* _Source data_:

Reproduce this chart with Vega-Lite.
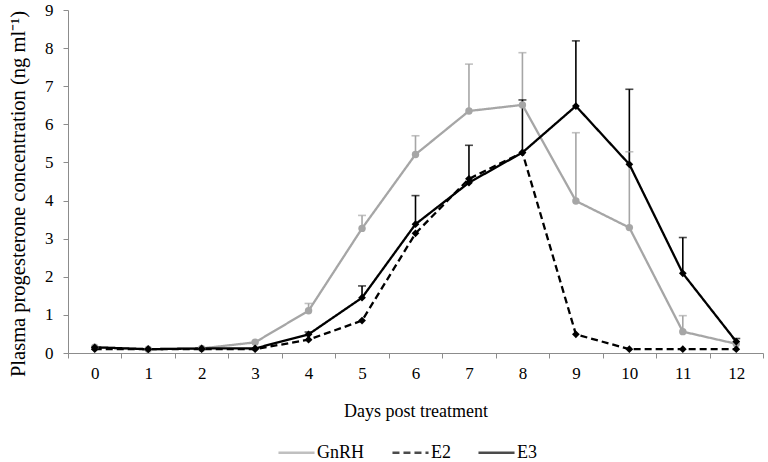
{
  "$schema": "https://vega.github.io/schema/vega-lite/v6.json",
  "autosize": "none",
  "width": 695,
  "height": 343,
  "padding": {"left": 68, "top": 10, "right": 5, "bottom": 109},
  "background": "white",
  "config": {
    "font": "Liberation Serif",
    "view": {"stroke": null},
    "axis": {"labelFont": "Liberation Serif", "titleFont": "Liberation Serif", "labelColor": "black", "titleColor": "black", "titleFontWeight": "normal", "domainColor": "#8c8c8c", "tickColor": "#8c8c8c", "grid": false},
    "legend": {"labelFont": "Liberation Serif", "labelColor": "black"}
  },
  "data": {
    "values": [
      {"day": 0, "group": "GnRH", "mean": 0.15, "upper": null},
      {"day": 1, "group": "GnRH", "mean": 0.1, "upper": null},
      {"day": 2, "group": "GnRH", "mean": 0.12, "upper": null},
      {"day": 3, "group": "GnRH", "mean": 0.28, "upper": null},
      {"day": 4, "group": "GnRH", "mean": 1.11, "upper": 1.3},
      {"day": 5, "group": "GnRH", "mean": 3.27, "upper": 3.61},
      {"day": 6, "group": "GnRH", "mean": 5.21, "upper": 5.7},
      {"day": 7, "group": "GnRH", "mean": 6.35, "upper": 7.58},
      {"day": 8, "group": "GnRH", "mean": 6.51, "upper": 7.88},
      {"day": 9, "group": "GnRH", "mean": 3.99, "upper": 5.78},
      {"day": 10, "group": "GnRH", "mean": 3.29, "upper": 5.28},
      {"day": 11, "group": "GnRH", "mean": 0.56, "upper": 0.98},
      {"day": 12, "group": "GnRH", "mean": 0.24, "upper": null},
      {"day": 0, "group": "E2", "mean": 0.1, "upper": null},
      {"day": 1, "group": "E2", "mean": 0.1, "upper": null},
      {"day": 2, "group": "E2", "mean": 0.1, "upper": null},
      {"day": 3, "group": "E2", "mean": 0.1, "upper": null},
      {"day": 4, "group": "E2", "mean": 0.35, "upper": null},
      {"day": 5, "group": "E2", "mean": 0.85, "upper": null},
      {"day": 6, "group": "E2", "mean": 3.14, "upper": null},
      {"day": 7, "group": "E2", "mean": 4.57, "upper": null},
      {"day": 8, "group": "E2", "mean": 5.26, "upper": null},
      {"day": 9, "group": "E2", "mean": 0.49, "upper": null},
      {"day": 10, "group": "E2", "mean": 0.1, "upper": null},
      {"day": 11, "group": "E2", "mean": 0.1, "upper": null},
      {"day": 12, "group": "E2", "mean": 0.1, "upper": null},
      {"day": 0, "group": "E3", "mean": 0.15, "upper": null},
      {"day": 1, "group": "E3", "mean": 0.1, "upper": null},
      {"day": 2, "group": "E3", "mean": 0.12, "upper": null},
      {"day": 3, "group": "E3", "mean": 0.12, "upper": null},
      {"day": 4, "group": "E3", "mean": 0.49, "upper": 0.55},
      {"day": 5, "group": "E3", "mean": 1.45, "upper": 1.76},
      {"day": 6, "group": "E3", "mean": 3.38, "upper": 4.13},
      {"day": 7, "group": "E3", "mean": 4.47, "upper": 5.45},
      {"day": 8, "group": "E3", "mean": 5.26, "upper": 6.64},
      {"day": 9, "group": "E3", "mean": 6.48, "upper": 8.19},
      {"day": 10, "group": "E3", "mean": 4.95, "upper": 6.92},
      {"day": 11, "group": "E3", "mean": 2.09, "upper": 3.03},
      {"day": 12, "group": "E3", "mean": 0.3, "upper": 0.38}
    ]
  },
  "encoding": {
    "x": {
      "field": "day", "type": "ordinal", "bandPosition": 0.5,
      "scale": {"type": "band", "paddingInner": 0, "paddingOuter": 0},
      "axis": {"title": "Days post treatment", "labelAngle": 0, "tickBand": "extent", "tickSize": 5, "labelFontSize": 17, "labelPadding": 7, "titleFontSize": 18, "titlePadding": 21}
    },
    "y": {
      "field": "mean", "type": "quantitative",
      "scale": {"domain": [0, 9], "nice": false},
      "axis": {"title": "Plasma progesterone concentration (ng ml⁻¹)", "values": [0,1,2,3,4,5,6,7,8,9], "tickSize": 5, "labelFontSize": 17, "labelPadding": 10, "titleFontSize": 20.5, "titlePadding": 16, "titleY": 183.5}
    },
    "color": {"field": "group", "type": "nominal", "sort": ["GnRH", "E2", "E3"],
      "scale": {"domain": ["GnRH", "E2", "E3"], "range": ["#a6a6a6", "black", "black"]},
      "legend": {"title": null, "orient": "none", "legendX": 209, "legendY": 423, "direction": "horizontal", "symbolType": "stroke", "symbolSize": 1300, "symbolStrokeWidth": 2.4, "labelFontSize": 18, "columnPadding": 22, "labelOffset": 1}}
  },
  "layer": [
    {
      "transform": [{"filter": "datum.upper != null"}],
      "mark": {"type": "rule", "strokeWidth": 1.6},
      "encoding": {
        "y2": {"field": "upper"}
      }
    },
    {
      "transform": [{"filter": "datum.upper != null"}],
      "mark": {"type": "tick", "thickness": 1.6, "size": 8},
      "encoding": {
        "y": {"field": "upper", "type": "quantitative"}
      }
    },
    {
      "mark": {"type": "line", "strokeWidth": 2.3},
      "encoding": {
        "strokeDash": {"field": "group", "type": "nominal", "sort": ["GnRH", "E2", "E3"], "scale": {"domain": ["GnRH", "E2", "E3"], "range": [[1, 0], [7, 4], [1, 0]]},
          "legend": {"title": null, "orient": "none", "legendX": 209, "legendY": 423, "direction": "horizontal", "symbolType": "stroke", "symbolSize": 1300, "symbolStrokeWidth": 2.4, "labelFontSize": 18, "columnPadding": 22, "labelOffset": 1}}
      }
    },
    {
      "transform": [{"filter": "datum.group == 'GnRH'"}],
      "mark": {"type": "point", "filled": true, "opacity": 1, "shape": "circle", "size": 55}
    },
    {
      "transform": [{"filter": "datum.group != 'GnRH'"}],
      "mark": {"type": "point", "filled": true, "opacity": 1, "shape": "diamond", "size": 60}
    }
  ]
}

* _Prompt_: Omit the pictures and reproduce the listing exactly.

* _The response_:
Reproduce this chart with Vega-Lite.
{
  "$schema": "https://vega.github.io/schema/vega-lite/v6.json",
  "autosize": "none",
  "width": 695,
  "height": 343,
  "padding": {"left": 68, "top": 10, "right": 5, "bottom": 109},
  "background": "white",
  "config": {
    "font": "Liberation Serif",
    "view": {"stroke": null},
    "axis": {"labelFont": "Liberation Serif", "titleFont": "Liberation Serif", "labelColor": "black", "titleColor": "black", "titleFontWeight": "normal", "domainColor": "#8c8c8c", "tickColor": "#8c8c8c", "grid": false},
    "legend": {"labelFont": "Liberation Serif", "labelColor": "black"}
  },
  "data": {
    "values": [
      {"day": 0, "group": "GnRH", "mean": 0.15, "upper": null},
      {"day": 1, "group": "GnRH", "mean": 0.1, "upper": null},
      {"day": 2, "group": "GnRH", "mean": 0.12, "upper": null},
      {"day": 3, "group": "GnRH", "mean": 0.28, "upper": null},
      {"day": 4, "group": "GnRH", "mean": 1.11, "upper": 1.3},
      {"day": 5, "group": "GnRH", "mean": 3.27, "upper": 3.61},
      {"day": 6, "group": "GnRH", "mean": 5.21, "upper": 5.7},
      {"day": 7, "group": "GnRH", "mean": 6.35, "upper": 7.58},
      {"day": 8, "group": "GnRH", "mean": 6.51, "upper": 7.88},
      {"day": 9, "group": "GnRH", "mean": 3.99, "upper": 5.78},
      {"day": 10, "group": "GnRH", "mean": 3.29, "upper": 5.28},
      {"day": 11, "group": "GnRH", "mean": 0.56, "upper": 0.98},
      {"day": 12, "group": "GnRH", "mean": 0.24, "upper": null},
      {"day": 0, "group": "E2", "mean": 0.1, "upper": null},
      {"day": 1, "group": "E2", "mean": 0.1, "upper": null},
      {"day": 2, "group": "E2", "mean": 0.1, "upper": null},
      {"day": 3, "group": "E2", "mean": 0.1, "upper": null},
      {"day": 4, "group": "E2", "mean": 0.35, "upper": null},
      {"day": 5, "group": "E2", "mean": 0.85, "upper": null},
      {"day": 6, "group": "E2", "mean": 3.14, "upper": null},
      {"day": 7, "group": "E2", "mean": 4.57, "upper": null},
      {"day": 8, "group": "E2", "mean": 5.26, "upper": null},
      {"day": 9, "group": "E2", "mean": 0.49, "upper": null},
      {"day": 10, "group": "E2", "mean": 0.1, "upper": null},
      {"day": 11, "group": "E2", "mean": 0.1, "upper": null},
      {"day": 12, "group": "E2", "mean": 0.1, "upper": null},
      {"day": 0, "group": "E3", "mean": 0.15, "upper": null},
      {"day": 1, "group": "E3", "mean": 0.1, "upper": null},
      {"day": 2, "group": "E3", "mean": 0.12, "upper": null},
      {"day": 3, "group": "E3", "mean": 0.12, "upper": null},
      {"day": 4, "group": "E3", "mean": 0.49, "upper": 0.55},
      {"day": 5, "group": "E3", "mean": 1.45, "upper": 1.76},
      {"day": 6, "group": "E3", "mean": 3.38, "upper": 4.13},
      {"day": 7, "group": "E3", "mean": 4.47, "upper": 5.45},
      {"day": 8, "group": "E3", "mean": 5.26, "upper": 6.64},
      {"day": 9, "group": "E3", "mean": 6.48, "upper": 8.19},
      {"day": 10, "group": "E3", "mean": 4.95, "upper": 6.92},
      {"day": 11, "group": "E3", "mean": 2.09, "upper": 3.03},
      {"day": 12, "group": "E3", "mean": 0.3, "upper": 0.38}
    ]
  },
  "encoding": {
    "x": {
      "field": "day", "type": "ordinal", "bandPosition": 0.5,
      "scale": {"type": "band", "paddingInner": 0, "paddingOuter": 0},
      "axis": {"title": "Days post treatment", "labelAngle": 0, "tickBand": "extent", "tickSize": 5, "labelFontSize": 17, "labelPadding": 7, "titleFontSize": 18, "titlePadding": 21}
    },
    "y": {
      "field": "mean", "type": "quantitative",
      "scale": {"domain": [0, 9], "nice": false},
      "axis": {"title": "Plasma progesterone concentration (ng ml⁻¹)", "values": [0,1,2,3,4,5,6,7,8,9], "tickSize": 5, "labelFontSize": 17, "labelPadding": 10, "titleFontSize": 20.5, "titlePadding": 16, "titleY": 183.5}
    },
    "color": {"field": "group", "type": "nominal", "sort": ["GnRH", "E2", "E3"],
      "scale": {"domain": ["GnRH", "E2", "E3"], "range": ["#a6a6a6", "black", "black"]},
      "legend": {"title": null, "orient": "none", "legendX": 209, "legendY": 423, "direction": "horizontal", "symbolType": "stroke", "symbolSize": 1300, "symbolStrokeWidth": 2.4, "labelFontSize": 18, "columnPadding": 22, "labelOffset": 1}}
  },
  "layer": [
    {
      "transform": [{"filter": "datum.upper != null"}],
      "mark": {"type": "rule", "strokeWidth": 1.6},
      "encoding": {
        "y2": {"field": "upper"}
      }
    },
    {
      "transform": [{"filter": "datum.upper != null"}],
      "mark": {"type": "tick", "thickness": 1.6, "size": 8},
      "encoding": {
        "y": {"field": "upper", "type": "quantitative"}
      }
    },
    {
      "mark": {"type": "line", "strokeWidth": 2.3},
      "encoding": {
        "strokeDash": {"field": "group", "type": "nominal", "sort": ["GnRH", "E2", "E3"], "scale": {"domain": ["GnRH", "E2", "E3"], "range": [[1, 0], [7, 4], [1, 0]]},
          "legend": {"title": null, "orient": "none", "legendX": 209, "legendY": 423, "direction": "horizontal", "symbolType": "stroke", "symbolSize": 1300, "symbolStrokeWidth": 2.4, "labelFontSize": 18, "columnPadding": 22, "labelOffset": 1}}
      }
    },
    {
      "transform": [{"filter": "datum.group == 'GnRH'"}],
      "mark": {"type": "point", "filled": true, "opacity": 1, "shape": "circle", "size": 55}
    },
    {
      "transform": [{"filter": "datum.group != 'GnRH'"}],
      "mark": {"type": "point", "filled": true, "opacity": 1, "shape": "diamond", "size": 60}
    }
  ]
}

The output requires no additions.